McMullen v. Synchrony Bank, 128 F.Supp.3d 180 (D.C. 2015)
In this action, the District Court declined to remand the case back to the superior court based on the local controversy exception to the Class Action Fairness Act (“CAFA”). The District Court found that after limited discovery regarding the citizenship of the putative class members, it became apparent that at best, sixty percent of the putative class members were citizens of the District of Columbia, thus falling below the two-thirds requirement mandated by the local controversy exception under CAFA.
Valerie McMullen (“Plaintiff”) filed this action in the Superior Court of the District of Columbia against Wayne Bullen, Karim Steward, Bullen Wellness, Washington Chiropractic, One World Fitness, Synchrony Bank (“Synchrony”) and JP Morgan Chase (“Chase”) (collectively, “Defendants”) based on their alleged participation in a fraudulent scheme involving lines of healthcare-related credit.After Plaintiff amended her complaint to add class allegations, Chase removed the action to the United States District Court for the District of Columbia (“District Court”) under CAFA. Plaintiff responded with a motion to remand, arguing that the District Court lacked jurisdiction, and even if it had jurisdiction, it would be barred from exercising it by the local controversy exception to CAFA.
In a prior order, the District Court concluded that CAFA afforded it jurisdiction over the action. However, because the District Court was unable to establish whether two thirds of the putative class members were citizens of the District of Columbia, it reserved final judgment on whether the local controversy exception applied and ordered limited jurisdictional discovery focused on that issue.
The District Court’s discovery order instructed Synchrony and Chase to submit declarations to Plaintiff indicating the total number of accounts opened through Bullen, Steward and their affiliated companies, the date each account was opened, and the name and last known address associated with each. Defendants were also ordered to produce a copy of each individual’s driver’s license, to the extent such documents were already in their possession.
The District Court noted that the most comprehensive evidence came from Synchrony and Chase, as their declarations provided the last known addresses for 892 putative class members, all of whom had accounts opened through either Bullen Wellness or Washington Chiropractic. Plaintiff conceded that even after resolving eight inconsistencies between the declarations and patient records in favor of D.C. citizenship, only sixty percent of these individuals were last linked to the District of Columbia.
Plaintiff, however, pointed to a different source of evidence in support of her motion to remand – the Bullen defendants’ patient records. These records included addresses of 93 individuals named in the declarations, of which eighty percent were located in the District of Columbia. According to Plaintiff, the patient records represent the only “verifiable documentation of citizenship of the putative class members”, and therefore, “establish a sufficient basis for the Court to remand this case under the local controversy exception.” The District Court noted that by posing this argument, Plaintiff implied that Synchrony and Chase’s evidence cannot be relied upon. Plaintiff reaffirms this theme when she noted that Synchrony and Chase did not provide driver’s licenses for the putative class members.

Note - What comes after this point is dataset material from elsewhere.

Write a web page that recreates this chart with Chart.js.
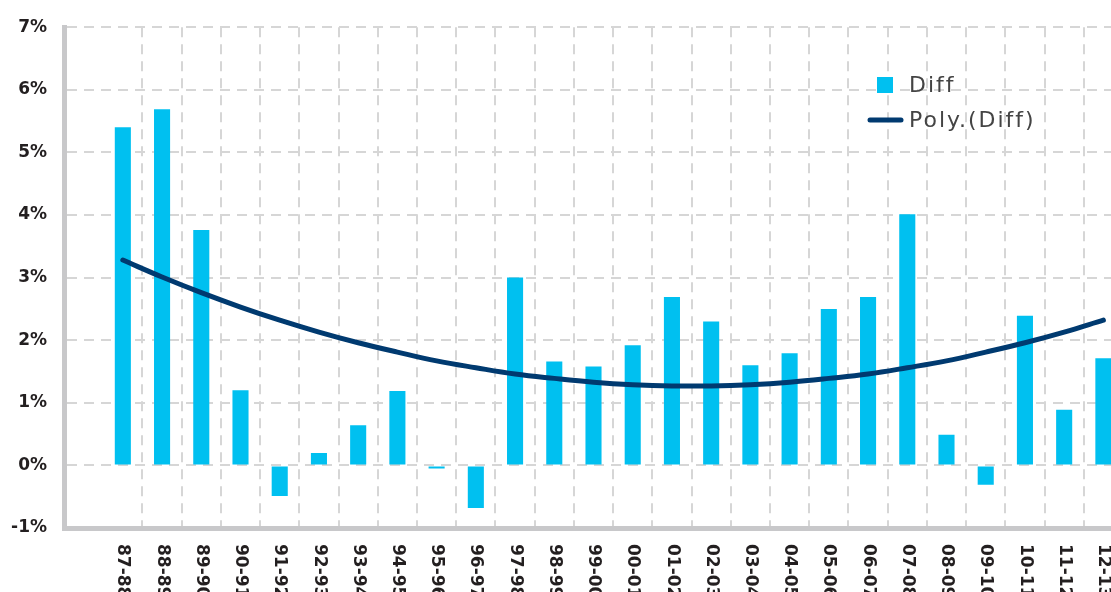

The District Court rejected Plaintiff’s implication that it must choose between the declarations and the patient records, because the two sources of evidence were broadly consistent. Further, because the declarations included almost 10 times as many putative class members as the patient records, they were more likely to provide a more accurate assessment of the class’s composition. Moreover, the District Court stated that Plaintiff’s insinuations were conclusory at best, as she failed to explain why patient records were more verifiable than the declarations nor has Plaintiff detailed why the declarations’ evidentiary value should be undermined by the lack of production of the class’s driver’s licenses.
Ultimately, the District Court found that Plaintiff failed to offer evidence showing that more than two thirds of the class members were citizens of the District of Columbia. For the vast majority of the class members, the record provided a single address that there was no reason to reject. Moreover, the District Court noted that even if Plaintiff could satisfy the citizenship requirement, she would struggle to prove that this was true at the time relevant under the statute. The District Court explained that when determining the local controversy exception, the courts are also tasked to assess class members’ citizenship as of the date of filing of the pleading that indicated the existence of federal jurisdiction.
Here, the pleadings first indicated the existence of a federal jurisdiction on October 31, 2014, when the plaintiff amended her initial complaint to add class allegations. But by that point, much of the evidence had grown somewhat stale as it reflects accounts opened between November 2008 and April 2012. The District Court noted that many of the class members may have moved between the time their addresses were recorded and when Plaintiff initiated her class action. The District Court found that as the party responsible for proving that the local controversy exception applied, Plaintiff failed to do so.
Accordingly, the District Court denied Plaintiff’s motion to remand, and exercised federal jurisdiction over this action.